O Estado de S.Paulo - 17/05
Ninguém sabe quando a reforma da Previdência poderá ser votada. E nem que abrangência e potência fiscal afinal terá
Entre a eleição e a posse de Jair Bolsonaro, os mais propensos ao autoengano tentaram se convencer de que, ao contrário do que se temia, o novo presidente saberia dar a devida prioridade ao que de fato importa. E relegaria a segundo plano a maior parte das propostas extremadas que brandira na campanha eleitoral.
Enquanto os “adultos” cuidariam das reformas, da retomada do crescimento e da redução do desemprego, os “bolsonaristas de raiz” ficariam restritos a uma pequena caixa de areia, entretidos com as possibilidades da agenda de costumes, da flexibilização do porte de armas e de outras diabruras mais, sob o olhar atento e instigante de tio Olavo.
Não é preciso muita argúcia para já se dar conta de quão fantasiosos mostraram ser tais devaneios. A caixa de areia está longe de ter sido relegada a segundo plano. Vem assumindo proporções cada vez maiores. E absorvendo grande parte das atenções do presidente. Vem operando como potente gerador de cizânia no núcleo do governo. E tumultuando o ambiente político, num momento em que o Planalto deveria estar focado no delicado esforço de tramitação da reforma da Previdência.

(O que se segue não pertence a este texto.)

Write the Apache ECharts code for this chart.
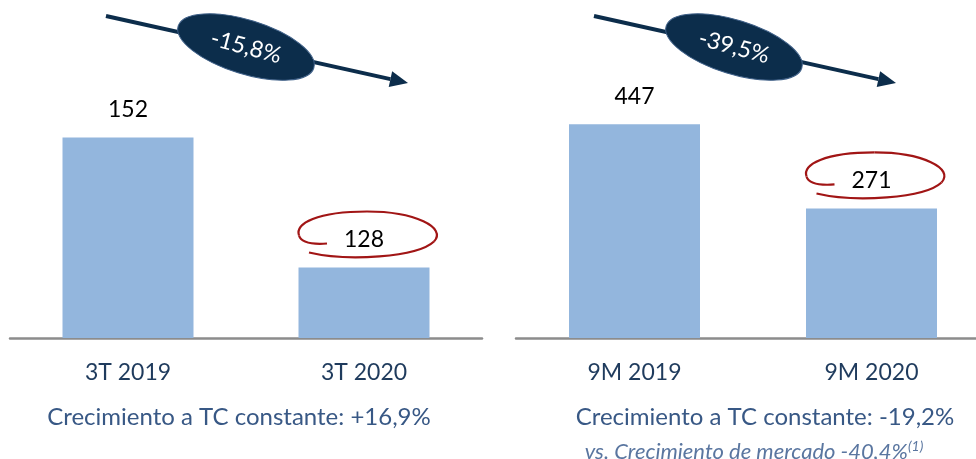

Em nenhuma manifestação sobre a reforma, feita até agora, Bolsonaro conseguiu externar um décimo da convicção e do entusiasmo que exalava, na semana passada, ao anunciar a assinatura do seu impensado decreto de flexibilização de posse e porte de armas no país.
Sobram razões para lamentar o despropósito desse decreto. Basta, aqui, ter em conta um aspecto que tem recebido menos atenção do que merece: os alarmantes desdobramentos da concessão indiscriminada de porte de armas a caminhoneiros.
Faça o leitor um esforço para rememorar as cenas dantescas da greve de caminhoneiros de 2018. E tente imaginar como poderá ser a próxima greve, com grande parte dos caminhoneiros armados. Muitos deles, até os dentes. É difícil que o Congresso e o STF compactuem com tamanha inconsequência. São contrassensos que apontam para inevitáveis atritos com o Legislativo e o Judiciário, fadados a redundar em novos e custosos desgastes políticos para o governo.
Não pararam por aí os desatinos recentes da caixa de areia. Tendo insistido em nova escolha estapafúrdia de ministro da Educação, o Planalto colhe agora, pouco mais de um mês depois, uma conflagração completamente desnecessária do sistema universitário, que voltou a agitar as ruas, deu novo alento à oposição e acirrou os ânimos no Congresso. A tentativa de impedir que o ministro fosse convocado para prestar esclarecimentos na Câmara custou ao governo mais uma humilhante derrota. De 307 a 82.
Há até quem tema que a conflagração possa ter sido deliberada, pois não falta nas alas mais radicais do governo quem esteja convicto de que a militância bolsonarista só voltará a vicejar em ambiente conflagrado. As declarações descomedidas do presidente, anteontem, em Dallas, só contribuíram para reforçar esse temor.
Seja lá como for, o tumulto gerado pela hipertrofiada caixa de areia em que essas alas operam vem dificultando em grande medida o avanço do que deveria ser a agenda prioritária do Planalto. E o espaço de manobra para condução da política econômica vem se tornando a cada dia mais exíguo.
A promessa de um círculo virtuoso, alimentado pela perspectiva de rápida aprovação do programa de reformas, vem cedendo lugar a expectativas cada vez mais pessimistas sobre o crescimento da economia e a queda do desemprego.
A tramitação da reforma da Previdência, num quadro de resistência do Planalto a qualquer forma de presidencialismo de coalizão, continua cercada de enorme incerteza. Ninguém sabe ao certo quando a reforma poderá ser votada. E nem que abrangência e potência fiscal afinal terá.
É preocupante que, na sua dramática corrida contra o tempo, em meio a clara deterioração do quadro fiscal e rápido estreitamento do espaço de manobra da política econômica, o Planalto continue dando força ao processo desestabilizador que vem sendo gestado pelas alas mais radicais do governo.